— TASK REQUIREMENTS —
Write out the listing from the line with "Recreate this image" to the line with "-22.0, -27.0, -33.0, -40.0, -46.0, -50.5]", both lines included, exactly and nothing beyond. Leave pictures out.

— DATA EXCERPTS —

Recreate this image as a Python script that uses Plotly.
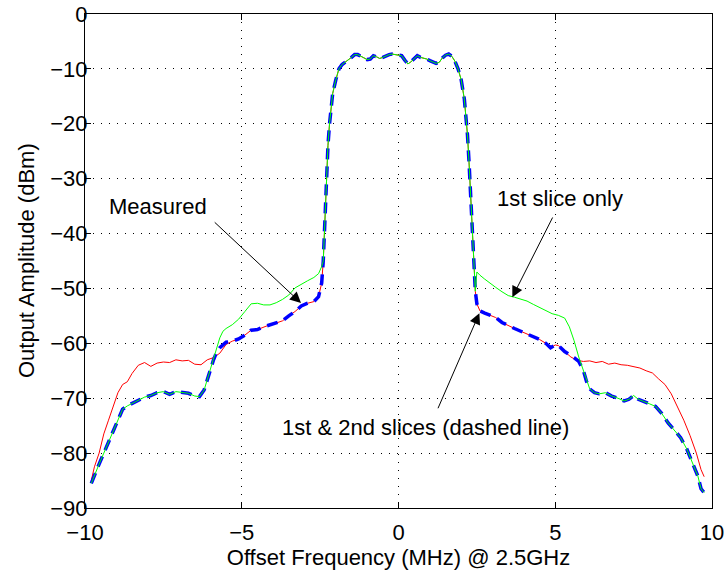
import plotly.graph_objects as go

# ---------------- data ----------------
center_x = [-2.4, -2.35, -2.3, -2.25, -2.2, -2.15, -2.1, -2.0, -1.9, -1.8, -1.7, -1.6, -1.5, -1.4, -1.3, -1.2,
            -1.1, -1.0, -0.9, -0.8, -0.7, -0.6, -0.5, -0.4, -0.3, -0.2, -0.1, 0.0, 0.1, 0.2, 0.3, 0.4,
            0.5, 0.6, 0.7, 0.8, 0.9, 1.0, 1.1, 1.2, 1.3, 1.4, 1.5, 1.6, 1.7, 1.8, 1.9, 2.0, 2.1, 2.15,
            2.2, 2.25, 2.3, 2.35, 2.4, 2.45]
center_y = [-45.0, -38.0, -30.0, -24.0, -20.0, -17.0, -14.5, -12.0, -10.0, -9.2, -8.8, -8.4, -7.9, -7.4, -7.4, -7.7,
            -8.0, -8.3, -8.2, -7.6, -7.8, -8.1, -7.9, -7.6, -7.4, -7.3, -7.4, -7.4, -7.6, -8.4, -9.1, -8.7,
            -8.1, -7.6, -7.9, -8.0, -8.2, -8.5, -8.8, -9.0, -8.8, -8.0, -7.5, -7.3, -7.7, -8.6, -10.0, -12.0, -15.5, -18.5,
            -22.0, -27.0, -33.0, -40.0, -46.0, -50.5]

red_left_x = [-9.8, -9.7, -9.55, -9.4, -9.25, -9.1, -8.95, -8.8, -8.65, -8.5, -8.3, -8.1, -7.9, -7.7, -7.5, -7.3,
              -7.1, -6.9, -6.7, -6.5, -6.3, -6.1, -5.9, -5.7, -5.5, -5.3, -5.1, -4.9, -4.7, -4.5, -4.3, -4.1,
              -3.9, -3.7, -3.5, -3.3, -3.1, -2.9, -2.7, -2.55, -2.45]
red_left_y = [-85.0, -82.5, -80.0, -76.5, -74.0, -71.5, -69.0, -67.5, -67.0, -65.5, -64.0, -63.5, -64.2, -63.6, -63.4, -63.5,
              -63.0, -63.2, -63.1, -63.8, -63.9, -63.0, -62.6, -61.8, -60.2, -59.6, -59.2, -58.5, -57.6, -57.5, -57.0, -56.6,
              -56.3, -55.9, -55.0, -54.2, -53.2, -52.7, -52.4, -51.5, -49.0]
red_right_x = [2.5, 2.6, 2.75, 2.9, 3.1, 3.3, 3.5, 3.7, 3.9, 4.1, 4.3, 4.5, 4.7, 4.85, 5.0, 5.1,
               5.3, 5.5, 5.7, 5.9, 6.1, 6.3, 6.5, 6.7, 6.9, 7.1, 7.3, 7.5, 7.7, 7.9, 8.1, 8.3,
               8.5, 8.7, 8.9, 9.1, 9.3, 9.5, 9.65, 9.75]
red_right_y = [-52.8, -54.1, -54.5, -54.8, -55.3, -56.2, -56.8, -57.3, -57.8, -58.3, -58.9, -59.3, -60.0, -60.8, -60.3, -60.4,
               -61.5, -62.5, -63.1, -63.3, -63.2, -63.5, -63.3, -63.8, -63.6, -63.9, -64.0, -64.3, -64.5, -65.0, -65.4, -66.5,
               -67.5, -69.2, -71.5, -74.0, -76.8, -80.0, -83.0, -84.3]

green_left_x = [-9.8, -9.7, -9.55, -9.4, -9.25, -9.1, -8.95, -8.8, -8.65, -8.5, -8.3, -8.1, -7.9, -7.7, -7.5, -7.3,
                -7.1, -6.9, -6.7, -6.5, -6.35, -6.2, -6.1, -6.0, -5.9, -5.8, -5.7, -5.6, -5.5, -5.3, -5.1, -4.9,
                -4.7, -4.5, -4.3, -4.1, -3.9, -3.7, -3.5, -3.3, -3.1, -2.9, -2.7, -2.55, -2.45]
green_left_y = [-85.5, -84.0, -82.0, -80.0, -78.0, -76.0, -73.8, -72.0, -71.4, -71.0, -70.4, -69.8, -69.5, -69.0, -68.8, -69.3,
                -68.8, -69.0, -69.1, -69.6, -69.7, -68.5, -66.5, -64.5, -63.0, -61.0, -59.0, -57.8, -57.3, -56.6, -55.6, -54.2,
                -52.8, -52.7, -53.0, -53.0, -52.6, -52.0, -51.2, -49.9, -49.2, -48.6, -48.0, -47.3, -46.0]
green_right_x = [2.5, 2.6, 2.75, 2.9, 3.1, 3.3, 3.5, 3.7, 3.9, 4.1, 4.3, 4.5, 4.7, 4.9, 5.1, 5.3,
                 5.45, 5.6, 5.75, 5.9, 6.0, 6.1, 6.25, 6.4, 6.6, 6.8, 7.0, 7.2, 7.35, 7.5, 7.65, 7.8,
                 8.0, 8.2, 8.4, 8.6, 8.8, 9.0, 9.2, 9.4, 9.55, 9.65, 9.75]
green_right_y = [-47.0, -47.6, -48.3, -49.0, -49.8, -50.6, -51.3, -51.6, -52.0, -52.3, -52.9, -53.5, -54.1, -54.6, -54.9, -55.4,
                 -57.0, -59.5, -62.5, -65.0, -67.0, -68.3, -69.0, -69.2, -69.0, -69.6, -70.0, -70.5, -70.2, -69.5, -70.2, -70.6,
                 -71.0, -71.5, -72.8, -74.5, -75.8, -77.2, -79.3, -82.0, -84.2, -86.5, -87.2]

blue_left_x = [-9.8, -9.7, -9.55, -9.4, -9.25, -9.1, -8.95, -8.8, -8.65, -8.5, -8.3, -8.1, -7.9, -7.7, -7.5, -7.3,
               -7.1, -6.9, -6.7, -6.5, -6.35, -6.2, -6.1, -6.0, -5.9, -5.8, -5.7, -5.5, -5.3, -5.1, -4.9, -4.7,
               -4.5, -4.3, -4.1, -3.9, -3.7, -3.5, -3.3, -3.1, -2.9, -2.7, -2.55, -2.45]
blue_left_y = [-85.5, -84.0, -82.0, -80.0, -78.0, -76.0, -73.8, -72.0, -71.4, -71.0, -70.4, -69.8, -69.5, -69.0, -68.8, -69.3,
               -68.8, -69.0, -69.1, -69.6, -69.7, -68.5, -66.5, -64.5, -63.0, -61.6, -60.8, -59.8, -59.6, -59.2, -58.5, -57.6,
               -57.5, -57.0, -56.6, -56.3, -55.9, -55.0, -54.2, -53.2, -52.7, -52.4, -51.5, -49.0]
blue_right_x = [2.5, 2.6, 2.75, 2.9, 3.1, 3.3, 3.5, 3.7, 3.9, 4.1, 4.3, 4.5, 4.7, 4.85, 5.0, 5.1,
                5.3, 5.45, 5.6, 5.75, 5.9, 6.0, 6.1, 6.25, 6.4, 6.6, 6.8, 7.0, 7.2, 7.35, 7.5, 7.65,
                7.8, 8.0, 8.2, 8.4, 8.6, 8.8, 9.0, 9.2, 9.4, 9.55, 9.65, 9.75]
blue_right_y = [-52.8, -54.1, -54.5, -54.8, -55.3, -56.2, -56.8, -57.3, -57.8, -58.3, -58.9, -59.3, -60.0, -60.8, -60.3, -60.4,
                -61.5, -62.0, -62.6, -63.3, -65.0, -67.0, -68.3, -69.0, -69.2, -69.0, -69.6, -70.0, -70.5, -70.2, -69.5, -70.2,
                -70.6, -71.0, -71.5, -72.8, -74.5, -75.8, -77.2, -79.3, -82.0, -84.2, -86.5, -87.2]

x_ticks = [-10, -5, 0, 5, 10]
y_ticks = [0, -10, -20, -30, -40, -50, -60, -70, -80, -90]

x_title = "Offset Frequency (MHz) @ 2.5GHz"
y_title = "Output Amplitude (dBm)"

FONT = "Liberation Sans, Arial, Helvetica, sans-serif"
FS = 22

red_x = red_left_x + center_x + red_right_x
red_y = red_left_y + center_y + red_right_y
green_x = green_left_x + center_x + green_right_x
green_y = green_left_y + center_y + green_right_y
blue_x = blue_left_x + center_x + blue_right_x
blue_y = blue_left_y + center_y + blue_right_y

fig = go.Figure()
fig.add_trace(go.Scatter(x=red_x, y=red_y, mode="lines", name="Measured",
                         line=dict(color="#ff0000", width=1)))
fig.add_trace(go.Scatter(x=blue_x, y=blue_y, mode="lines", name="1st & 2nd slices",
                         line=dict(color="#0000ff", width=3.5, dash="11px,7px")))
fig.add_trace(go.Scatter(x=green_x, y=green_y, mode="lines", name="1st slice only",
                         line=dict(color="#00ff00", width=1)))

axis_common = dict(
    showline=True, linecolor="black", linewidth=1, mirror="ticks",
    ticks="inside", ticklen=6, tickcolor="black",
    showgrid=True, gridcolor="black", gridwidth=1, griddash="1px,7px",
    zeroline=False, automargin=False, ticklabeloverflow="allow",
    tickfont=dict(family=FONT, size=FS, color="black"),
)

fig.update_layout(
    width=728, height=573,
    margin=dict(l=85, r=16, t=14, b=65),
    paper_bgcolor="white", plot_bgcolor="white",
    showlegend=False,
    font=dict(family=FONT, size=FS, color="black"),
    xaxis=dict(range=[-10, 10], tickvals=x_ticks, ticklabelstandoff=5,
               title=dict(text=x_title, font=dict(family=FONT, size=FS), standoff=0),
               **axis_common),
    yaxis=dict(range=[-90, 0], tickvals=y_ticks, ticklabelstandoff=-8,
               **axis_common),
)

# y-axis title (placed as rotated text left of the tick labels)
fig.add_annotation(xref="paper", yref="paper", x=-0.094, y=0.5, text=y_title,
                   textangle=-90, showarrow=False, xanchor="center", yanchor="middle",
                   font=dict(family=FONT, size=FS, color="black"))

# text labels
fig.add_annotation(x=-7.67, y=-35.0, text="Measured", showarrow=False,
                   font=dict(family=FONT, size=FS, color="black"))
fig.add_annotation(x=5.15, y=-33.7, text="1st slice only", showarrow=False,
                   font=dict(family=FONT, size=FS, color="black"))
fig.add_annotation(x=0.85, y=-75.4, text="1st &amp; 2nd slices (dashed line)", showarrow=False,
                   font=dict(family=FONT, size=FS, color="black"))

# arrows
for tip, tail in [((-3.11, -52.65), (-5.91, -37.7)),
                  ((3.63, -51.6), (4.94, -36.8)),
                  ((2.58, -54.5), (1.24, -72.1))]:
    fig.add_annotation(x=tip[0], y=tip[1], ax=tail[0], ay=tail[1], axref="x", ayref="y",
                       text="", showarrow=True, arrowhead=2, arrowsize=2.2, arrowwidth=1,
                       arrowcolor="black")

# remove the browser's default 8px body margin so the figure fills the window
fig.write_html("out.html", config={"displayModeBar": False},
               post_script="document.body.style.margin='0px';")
---
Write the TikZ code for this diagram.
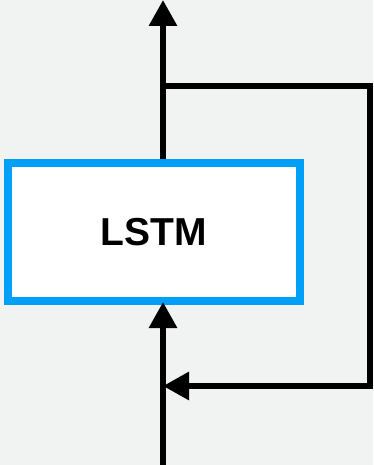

— EXERCISE ANSWER —
Recreate this image as a Python script that uses Plotly.
import plotly.graph_objects as go

# ---------------- data ----------------
center_x = [-2.4, -2.35, -2.3, -2.25, -2.2, -2.15, -2.1, -2.0, -1.9, -1.8, -1.7, -1.6, -1.5, -1.4, -1.3, -1.2,
            -1.1, -1.0, -0.9, -0.8, -0.7, -0.6, -0.5, -0.4, -0.3, -0.2, -0.1, 0.0, 0.1, 0.2, 0.3, 0.4,
            0.5, 0.6, 0.7, 0.8, 0.9, 1.0, 1.1, 1.2, 1.3, 1.4, 1.5, 1.6, 1.7, 1.8, 1.9, 2.0, 2.1, 2.15,
            2.2, 2.25, 2.3, 2.35, 2.4, 2.45]
center_y = [-45.0, -38.0, -30.0, -24.0, -20.0, -17.0, -14.5, -12.0, -10.0, -9.2, -8.8, -8.4, -7.9, -7.4, -7.4, -7.7,
            -8.0, -8.3, -8.2, -7.6, -7.8, -8.1, -7.9, -7.6, -7.4, -7.3, -7.4, -7.4, -7.6, -8.4, -9.1, -8.7,
            -8.1, -7.6, -7.9, -8.0, -8.2, -8.5, -8.8, -9.0, -8.8, -8.0, -7.5, -7.3, -7.7, -8.6, -10.0, -12.0, -15.5, -18.5,
            -22.0, -27.0, -33.0, -40.0, -46.0, -50.5]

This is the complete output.